OBJECTIVE: Reproduce nothing but the lines from the start of the material through the line that includes "(sdLbl) at (18,31.5)", both ends included, and omit every picture.

SUPPLIED INFORMATION:
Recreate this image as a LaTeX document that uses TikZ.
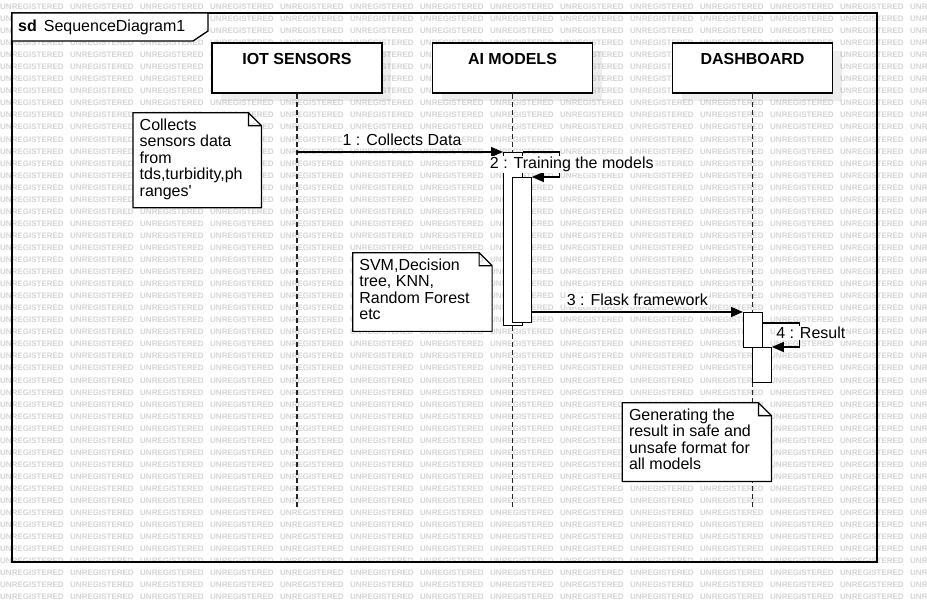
\documentclass[tikz,border=0pt]{standalone}
\usepackage{fontspec}
\setmainfont{Liberation Sans}
\usetikzlibrary{arrows.meta,shadows}

\tikzset{
    wm/.style={font=\fontsize{8}{8}\selectfont\bfseries, text=black!17, inner sep=0pt, anchor=base west},
    frame/.style={draw, line width=1.3pt},
    head/.style={draw, fill=white, line width=1.3pt, minimum height=50pt, anchor=north,
        font=\fontsize{16}{18}\selectfont\bfseries, text height=11.5pt, text depth=18.5pt, inner ysep=10pt,
        drop shadow={shadow xshift=9pt, shadow yshift=-8pt, fill=black, opacity=0.07}},
    lifeline/.style={line width=1.3pt, black!85, dash pattern=on 5pt off 3pt},
    actbar/.style={draw, fill=white, line width=1.3pt, inner sep=0pt, minimum width=18.5pt, anchor=north west},
    msg/.style={line width=1.2pt, -{Triangle[length=12pt,width=10pt]}},
    msglbl/.style={fill=white, inner sep=1pt, anchor=base, font=\fontsize{16}{18}\selectfont},
    note/.style={inner sep=0pt, anchor=north west},
    notebox/.style={draw, fill=white, line width=1.2pt},
    notetxt/.style={inner sep=0pt, align=left, anchor=north west, font=\fontsize{16}{16.4}\selectfont},
}

\begin{document}
\begin{tikzpicture}[x=1pt, y=-1pt]
    \useasboundingbox (0,0) rectangle (927,612);

    % Watermark
    \foreach \r in {0,...,49}
        \foreach \c in {0,...,13}
            \node[wm] at (70*\c, 9.5+12.05*\r) {UNREGISTERED};

    % Frame
    \draw[frame] (12,13) rectangle (877,562);
    \draw[frame, fill=white] (12,13) -- (208,13) -- (208,31) -- (193,41) -- (12,41) -- cycle;
    \node[anchor=base west, inner sep=0pt, font=\fontsize{16}{18}\selectfont] (sdLbl) at (18,31.5) {\textbf{sd}\hspace{7pt}SequenceDiagram1};

    % Lifelines
    \node[head, minimum width=170pt] (iot) at (297,42.5) {IOT SENSORS};
    \node[head, minimum width=160pt] (ai) at (512.5,42.5) {AI MODELS};
    \node[head, minimum width=160pt] (dash) at (752.5,42.5) {DASHBOARD};

    \coordinate (iotEnd) at (297,509);
    \coordinate (aiEnd) at (512.5,509);
    \coordinate (dashEnd) at (752.5,509);
    \draw[lifeline] (iot.south) -- (iotEnd);
    \draw[lifeline] (ai.south) -- (aiEnd);
    \draw[lifeline] (dash.south) -- (dashEnd);

    % Notes
    \node[note, minimum width=128pt, minimum height=94.6pt] (noteIot) at (133,112.7) {};
    \node[note, minimum width=139pt, minimum height=78.3pt] (noteAi) at (352.7,252.7) {};
    \node[note, minimum width=148.7pt, minimum height=78.3pt] (noteDash) at (622.3,402.7) {};
    \foreach \n in {noteIot,noteAi,noteDash}
        \draw[notebox] (\n.north west) -- ([xshift=-13pt]\n.north east) -- ([yshift=-13pt]\n.north east)
            -- (\n.south east) -- (\n.south west) -- cycle
            ([xshift=-13pt]\n.north east) -- ([xshift=-13pt, yshift=-13pt]\n.north east) -- ([yshift=-13pt]\n.north east);
    \node[notetxt] (noteIotTxt) at ([xshift=6.5pt, yshift=-6pt]noteIot.north west) {Collects\\sensors data\\from\\tds,turbidity,ph\\ranges\textquotesingle};
    \node[notetxt] (noteAiTxt) at ([xshift=6.5pt, yshift=-6pt]noteAi.north west) {SVM,Decision\\tree, KNN,\\Random Forest\\etc};
    \node[notetxt] (noteDashTxt) at ([xshift=6.5pt, yshift=-6pt]noteDash.north west) {Generating the\\result in safe and\\unsafe format for\\all models};

    % Activations
    \node[actbar, minimum height=173pt] (aiAct1) at (503,152) {};
    \node[actbar, minimum height=145pt] (aiAct2) at (512,177) {};
    \node[actbar, minimum height=35pt] (dashAct1) at (743,312) {};
    \node[actbar, minimum height=35pt] (dashAct2) at (752,347) {};

    % Messages
    \draw[msg] (iot |- aiAct1.north west) -- (aiAct1.north west)
        node[msglbl, midway, yshift=6pt, xshift=2pt] {1 : Collects Data};
    \draw[msg] (aiAct1.north east) -- ++(37,0)
        node[msglbl, xshift=12pt, yshift=-17pt] {2 : Training the models} |- (aiAct2.north east);
    \draw[msg] (aiAct2.east |- dashAct1.north west) -- (dashAct1.north west)
        node[msglbl, midway, yshift=6pt] {3 : Flask framework};
    \draw[msg] ([yshift=-11pt]dashAct1.north east) -- ++(37,0)
        node[msglbl, xshift=11pt, yshift=-16pt] {4 : Result} |- (dashAct2.north east);
\end{tikzpicture}
\end{document}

ANSWER:
Recreate this image as a LaTeX document that uses TikZ.
\documentclass[tikz,border=0pt]{standalone}
\usepackage{fontspec}
\setmainfont{Liberation Sans}
\usetikzlibrary{arrows.meta,shadows}

\tikzset{
    wm/.style={font=\fontsize{8}{8}\selectfont\bfseries, text=black!17, inner sep=0pt, anchor=base west},
    frame/.style={draw, line width=1.3pt},
    head/.style={draw, fill=white, line width=1.3pt, minimum height=50pt, anchor=north,
        font=\fontsize{16}{18}\selectfont\bfseries, text height=11.5pt, text depth=18.5pt, inner ysep=10pt,
        drop shadow={shadow xshift=9pt, shadow yshift=-8pt, fill=black, opacity=0.07}},
    lifeline/.style={line width=1.3pt, black!85, dash pattern=on 5pt off 3pt},
    actbar/.style={draw, fill=white, line width=1.3pt, inner sep=0pt, minimum width=18.5pt, anchor=north west},
    msg/.style={line width=1.2pt, -{Triangle[length=12pt,width=10pt]}},
    msglbl/.style={fill=white, inner sep=1pt, anchor=base, font=\fontsize{16}{18}\selectfont},
    note/.style={inner sep=0pt, anchor=north west},
    notebox/.style={draw, fill=white, line width=1.2pt},
    notetxt/.style={inner sep=0pt, align=left, anchor=north west, font=\fontsize{16}{16.4}\selectfont},
}

\begin{document}
\begin{tikzpicture}[x=1pt, y=-1pt]
    \useasboundingbox (0,0) rectangle (927,612);

    % Watermark
    \foreach \r in {0,...,49}
        \foreach \c in {0,...,13}
            \node[wm] at (70*\c, 9.5+12.05*\r) {UNREGISTERED};

    % Frame
    \draw[frame] (12,13) rectangle (877,562);
    \draw[frame, fill=white] (12,13) -- (208,13) -- (208,31) -- (193,41) -- (12,41) -- cycle;
    \node[anchor=base west, inner sep=0pt, font=\fontsize{16}{18}\selectfont] (sdLbl) at (18,31.5) {\textbf{sd}\hspace{7pt}SequenceDiagram1};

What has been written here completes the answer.